The title of this work translates to both Mayday and Lily of the Valley. One is immediately induced to consider the double meaning of the title, both of which are rich in symbolism and cultural import. Mayday is a significant celebration in Germany that can be traced back to pagan origins, taking place during the solstice to celebrate the coming of Spring. The maypole is said to be symbolic of the earth’s axis and also express Germanic reverence for trees, early German folk considered them sacred. Over time Christianity adopted this celebration as Pentecost, commemorating the descent of the Holy Spirit upon the apostles. In Germany traditional Mayday festivals are organized and specifically birch trees are decorated with wreathes because they are a symbol of fertility. Maypoles are denuded tree birch trunks erected in public places in which celebrations will take place. More recently they have been given phallic status. Mayday was adopted by the Nazi government in 1933, naming it Day of National Work with celebrations to be organized by the government only. After WWII East Germany continued in this vein, with participation in government Mayday demonstrations mandatory. Once the Wall fell, riots erupted during this time of year and were especially turbulent and violent in Leipzig. Loy would have been seeped in the historical twists and turns of Mayday, having lived through a number of these major transitions, herself. In naming her painting after this celebration, she is certainly inviting many levels of interpretation and historical references. Likewise, her choice to make her tree-woman a birch tree directly connects her with Mayday. Daphne is a symbol of eternal chastity and in Loy’s version of the myth Ladon is replaced by a woman, perhaps a watery mother. The alternative translation of Maifeier is Lily of the Valley, a flower that symbolizes chastity, humility and sweetness and is the flower of the birth month in May. It also has allusions to Mary, the mother of Christ, whose tears were said to turn into Lily of the Valley. She, too, is a symbol of virginity and chastity. In many ways the two translations of Maifeier are synchronous and also at odds.

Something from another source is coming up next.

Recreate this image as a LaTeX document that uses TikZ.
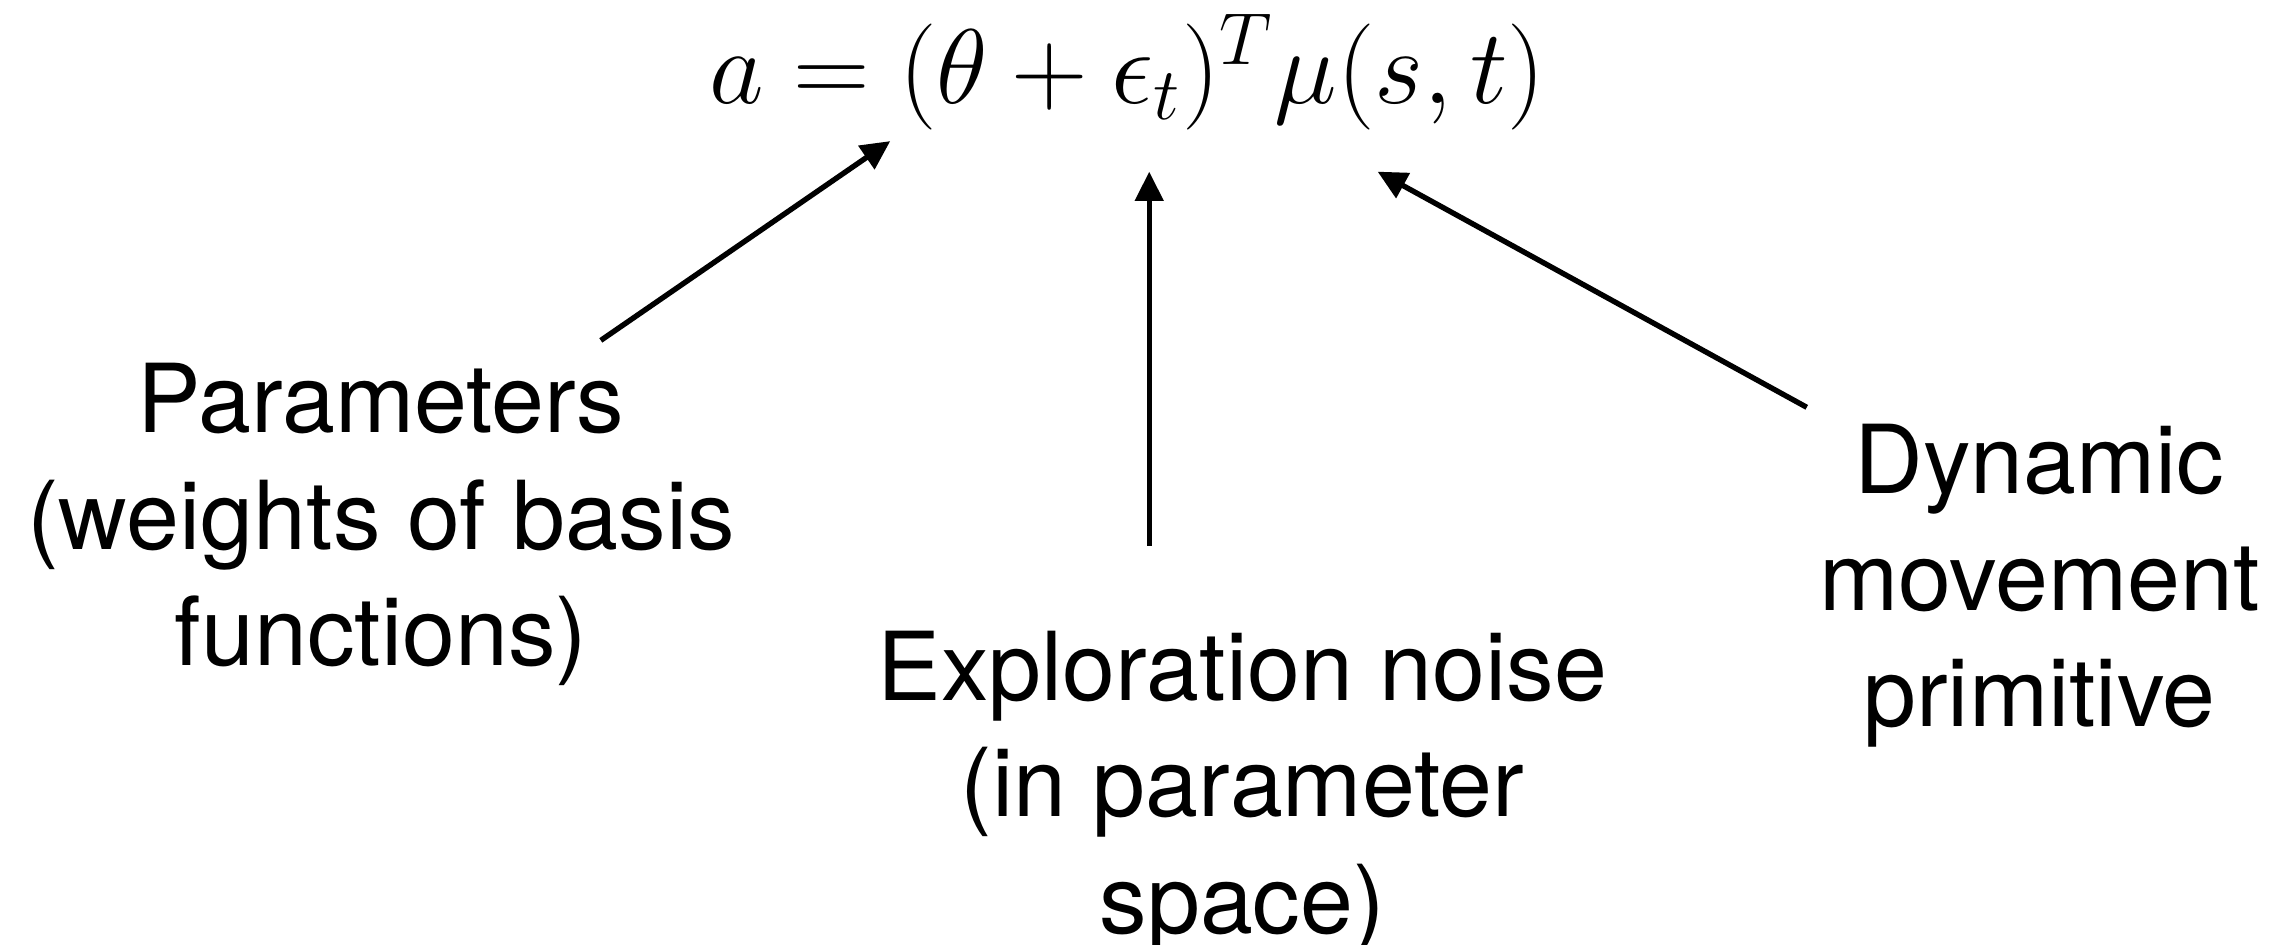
\documentclass[tikz,border=0pt]{standalone}
\usepackage{fontspec}
\setmainfont{TeX Gyre Heros}
\usetikzlibrary{arrows.meta}
\begin{document}
\begin{tikzpicture}[x=0.01cm,y=-0.01cm,
  lbl/.style={align=center, font=\fontsize{18.6}{22.8}\selectfont, inner sep=0pt},
  arr/.style={-{Triangle[length=0.2cm,width=0.19cm]}, line width=1.05pt}]
\useasboundingbox (0,0) rectangle (1568,649);
\node[anchor=base, inner sep=0pt, font=\fontsize{19.4}{24}\selectfont] (eq) at (775,71) {$a=(\theta+\epsilon_t)^T\mu(s,t)$};
\node[lbl, anchor=north] (par) at (262,249) {Parameters\\(weights of basis\\functions)};
\node[lbl, anchor=north] (exp) at (854,433) {Exploration noise\\(in parameter\\space)};
\node[lbl, anchor=north] (dmp) at (1402,291) {Dynamic\\movement\\primitive};
\coordinate (p1) at (413,234); \coordinate (q1) at (612,97);
\coordinate (p2) at (790,375); \coordinate (q2) at (790,118);
\coordinate (p3) at (1242,280); \coordinate (q3) at (947,118);
\draw[arr] (p1) -- (q1);
\draw[arr] (p2) -- (q2);
\draw[arr] (p3) -- (q3);
\end{tikzpicture}
\end{document}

Rosa Loy’s paintings are almost exclusively populated with women and girls, and while she is concerned with feminism, she approaches her work from a very personal, situated standpoint. The figures are active, engaged, and independent protagonists in their own stories. They are absorbed with their tasks and with each other, often oblivious to the outside world. Loy’s scenes are habitually fragmented with strikingly collage-like accumulated imagery but are also dual in nature, in that there appears a palpable longing to mend the fracturing (formal and psychological). This is especially because of the enigmatic nature of her work, that incorporates details that produce a heightening sense of both real and alienation. Loy talks about how her paintings propose a problem or question, and says that when they create dialogue, they have power. She isn’t particularly interested in definite answers that should/would remain static for everyone. In this sense she has shifted the way in which traditional allegory has functioned, whether that be far-reaching history or even pre-unification East Germany. For allegory to “work” in those contexts, everyone would need to agree on fixed meanings of symbols. Loy is not burdened by this compunction, she is free to become a conduit of her subconscious and of her environment, borrowing, layering, and reinventing. This encourages the viewer to scour her paintings, searching through and sifting imagery carefully to collect any and all details that would allow deeper and more complex interpretation. Loy’s paintings are filled with women of all kinds: explorers, girlfriends, dreamers, sisters, gardeners, mysterious figures, eavesdroppers, seductresses, protective mothers, each of whom is engaged in her own plot, intertwined with the other figures in the work, in Loy’s oeuvre as a whole, and with the viewer. She has noted with interest that the more personal and interior her work becomes, the more her audience appears to relate, to be reminded of themselves. A psychoanalytic reading of her work could churn up narcissism, abandonment schemas, phallic symbols, Oedipal desires, death, the macabre, the grotesque and the fetishized object.
Rosa Loy humbly describes herself as channel for inspiration but she is, at the same time, incredibly disciplined and prepared. She advocates for sobriety, good food, good sleep, phone-free and materials at the ready for a successful session in the studio. She also has many less tangible tools and preparations at her disposal: that of the wealth of narratives, images, symbols, lore, visuals and history that she collects and stores, ready to be tapped in the moment of painting. This a major source of the wonder in Rosa Loy’s work, that she can so expertly pluck images, themes and words from sketches and her subconscious and then layer them into a painting so that they are at once enigmatic, enticing and complex. I have only ever been rewarded by digging deeper into the works of Rosa Loy, by turns delighted and amazed at how much there is to discover if I spend time with a painting. Loy is generous, in that way, filling her oeuvre with beautiful riddles to be solved.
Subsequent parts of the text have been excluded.